Outra vantagem deste estágio é que você adquire sangue frio. Porém, você se torna um tanto cínico, no aspecto positivo. Digamos que nesta fase dificilmente você se decepciona com o ser humano. Até porque você não tem mais tantas ilusões. E, ao mesmo tempo, se torna focado em resultados.

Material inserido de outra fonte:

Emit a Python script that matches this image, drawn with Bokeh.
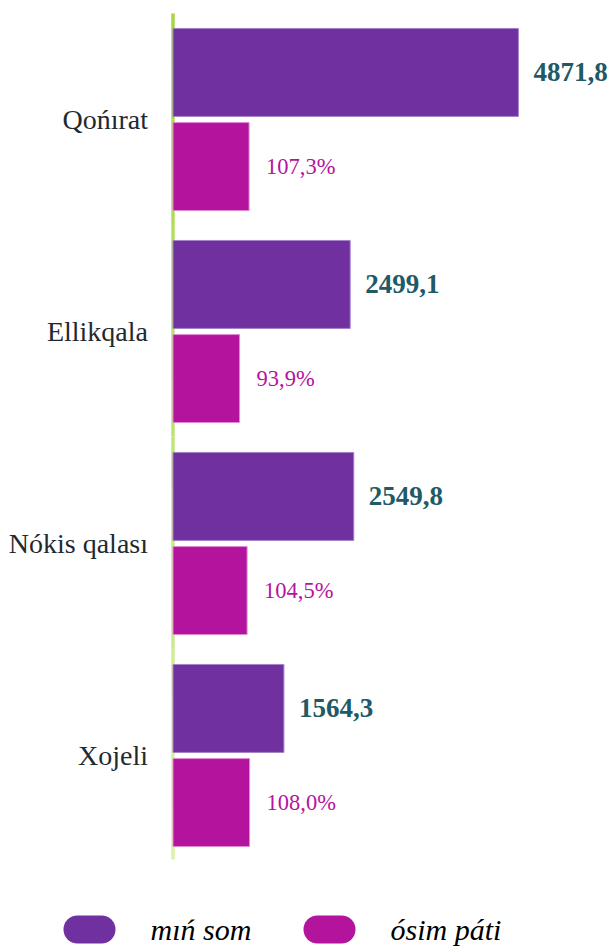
from bokeh.plotting import figure
from bokeh.models import Range1d, ColumnDataSource
from bokeh.core.properties import value
from bokeh.embed import file_html
from bokeh.resources import INLINE

# ---- data ----
regions = ["Qońırat", "Ellikqala", "Nókis qalası", "Xojeli"]
min_som = [4871.8, 2499.1, 2549.8, 1564.3]
osim_pati = [107.3, 93.9, 104.5, 108.0]
min_som_labels = ["4871,8", "2499,1", "2549,8", "1564,3"]
osim_labels = ["107,3%", "93,9%", "104,5%", "108,0%"]
series_names = ["mıń som", "ósim páti"]

# ---- styling / layout ----
PURPLE = "#7030A0"
MAGENTA = "#B4139E"
VAL_COLOR = "#215A66"
CAT_COLOR = "#1F2A30"
SERIF = "Liberation Serif"

W, H = 609, 946
X0PX = 172.5          # pixel of value zero inside the figure
SX = 0.0709           # pixels per "mıń som" unit
RATIO = 10.0          # percent axis is 10x stretched
BAND = 212.0          # pixels per category
TOPPX = 119.0         # pixel centre of first category

x_start = -X0PX / SX
x_end = (W - X0PX) / SX
y_top = -TOPPX / BAND
y_bottom = y_top + H / BAND


def fx(px):  # pixel -> primary x data
    return (px - X0PX) / SX


def fy(py):  # pixel -> y data
    return y_top + py / BAND


p = figure(width=W, height=H, output_backend="svg", toolbar_location=None,
           x_range=Range1d(x_start, x_end), y_range=Range1d(y_bottom, y_top),
           min_border=0, outline_line_color=None,
           x_axis_location=None, y_axis_location=None)
p.extra_x_ranges = {"pct": Range1d(x_start / RATIO, x_end / RATIO)}
p.grid.visible = False
p.background_fill_color = "white"
p.border_fill_color = "white"

idx = list(range(len(regions)))
OFF = 0.222
BH = 0.415

# green axis line with light gradient
n_seg = 16
c0 = (0xA6, 0xD6, 0x48)
c1 = (0xDC, 0xF1, 0xAC)
ya, yb = -0.5, 3.49
for i in range(n_seg):
    t = i / (n_seg - 1)
    col = "#%02x%02x%02x" % tuple(int(c0[k] + (c1[k] - c0[k]) * t) for k in range(3))
    p.segment(x0=[0], x1=[0], y0=[ya + (yb - ya) * i / n_seg],
              y1=[ya + (yb - ya) * (i + 1) / n_seg], line_color=col, line_width=3.5)

src = ColumnDataSource(dict(
    y1=[i - OFF for i in idx], y2=[i + OFF for i in idx],
    v1=min_som, v2=osim_pati, l1=min_som_labels, l2=osim_labels,
    cat=regions, yc=idx, zero=[0] * len(idx)))

p.hbar(y="y1", right="v1", left=0, height=BH, source=src,
       fill_color=PURPLE, line_color="#A383C8", line_width=1)
p.hbar(y="y2", right="v2", left=0, height=BH, source=src, x_range_name="pct",
       fill_color=MAGENTA, line_color="#E08AD5", line_width=1)

p.text(x="v1", y="y1", text="l1", source=src, x_offset=15,
       text_font=value(SERIF), text_font_size="27px", text_font_style="bold",
       text_color=VAL_COLOR, text_baseline="middle", text_align="left")
p.text(x="v2", y="y2", text="l2", source=src, x_range_name="pct", x_offset=17,
       text_font=value(SERIF), text_font_size="22.5px",
       text_color=MAGENTA, text_baseline="middle", text_align="left")
p.text(x="zero", y="yc", text="cat", source=src, x_offset=-25,
       text_font=value(SERIF), text_font_size="28px",
       text_color=CAT_COLOR, text_baseline="middle", text_align="right")

# legend (pills + italic labels)
pill_centres = [89, 329]
text_lefts = [150, 390]
colors = [PURPLE, MAGENTA]
half = 12 / SX
for cx, tl, col, name in zip(pill_centres, text_lefts, colors, series_names):
    p.segment(x0=[fx(cx) - half], x1=[fx(cx) + half], y0=[fy(929)], y1=[fy(929)],
              line_color=col, line_width=28, line_cap="round")
    p.text(x=[fx(tl)], y=[fy(929)], text=[name], text_font=value(SERIF),
           text_font_size="30px", text_font_style="italic", text_color="black",
           text_baseline="middle", text_align="left")

open("out.html", "w").write(file_html(p, INLINE))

No caso do futebol, imagine-se jogando PRO Evolution Soccer, no Playstation. Você conhece todos os comandos, sabe as regras, e agora quer saber comandos especiais para se diferenciar e pensar em melhoria contínua.
Nota final
Ainda pretendo aprimorar este modelo com checklists, e até compartilhar conteúdos de transição entre os modelos. Da mesma forma, entendo que precisamos avaliar o que ocorre em cada um dos níveis. Por exemplo, se alguém que está no nível 0, mas teimosamente não quer assimilar o jogo, nem mesmo com as boas metáforas, podemos alinhar melhor nossas prioridades em relação a se vale a pena seguir investindo esforço aonde não existirá retorno. Por outro lado, oportunidades podem ser encontradas a partir da tendência de alguém estando em um nível e motivando-se a ir para o outro. Entendo que um bom objetivo é encontrar pessoas de nível 0 e estimulá-las a ir para o nível 1 e 2. E lutar para formar um time de formadores de opinião que esteja no nível 3. Em relação a pessoas do nível 0 e que decididamente não queiram ir para o nível 1 (e muitas teimosamente se recusam, acredite), podemos deixar claro então que temos um objetivo, fazemos parte de um jogo e ela não participa e, portanto, não deve interromper quem joga.
E aí, alguém concorda com os níveis escolhidos? São suficientes? Há mais necessidades? Isto pode ser útil? Comentários e sugestões são bem vindos, até na circunstância de melhorias no método.